Using E15 fuel in boats has been proven to damage marine engines. Federal law prohibits E15 in boats (as well as motorcycles, off-road vehicles, and power equipment). Using it voids the engine warranty. 

BoatUS has fought efforts to lessen pump-labeling rules. Watch out for an approved orange warning label, required for any pump dispensing E15 fuel. A 2020 Outdoor Power Equipment Institute poll showed that only about one in five consumers knows that “regular 88”—88 octane fuel—has more ethanol (15 percent) than 87 octane (10 percent ethanol) fuel. 

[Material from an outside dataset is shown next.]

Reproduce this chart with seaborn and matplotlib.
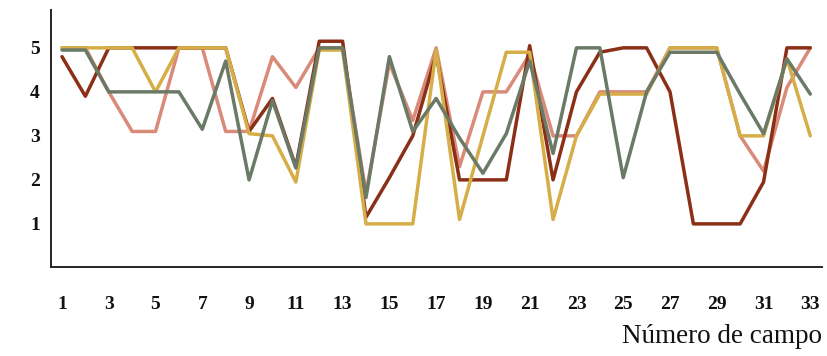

The EPA is attempting to safely increase ethanol usage to meet the requirements of its Renewable Fuels Standard (ethanol is a renewable fuel made from biomass). But most personal vehicles or boats cannot safely use fuel with an ethanol concentration above E10. Last year, a Clean Air Act waiver authorized the sale of gasoline containing 15 percent ethanol from June 1 to September 15, increasing the available ethanol fuel during the summer. 

Kennedy stresses that boaters must check for a higher blend ethanol warning label before loading up on fuel. He says that the potential damage to your boat could outweigh the savings you might gain from a higher ethanol gasoline.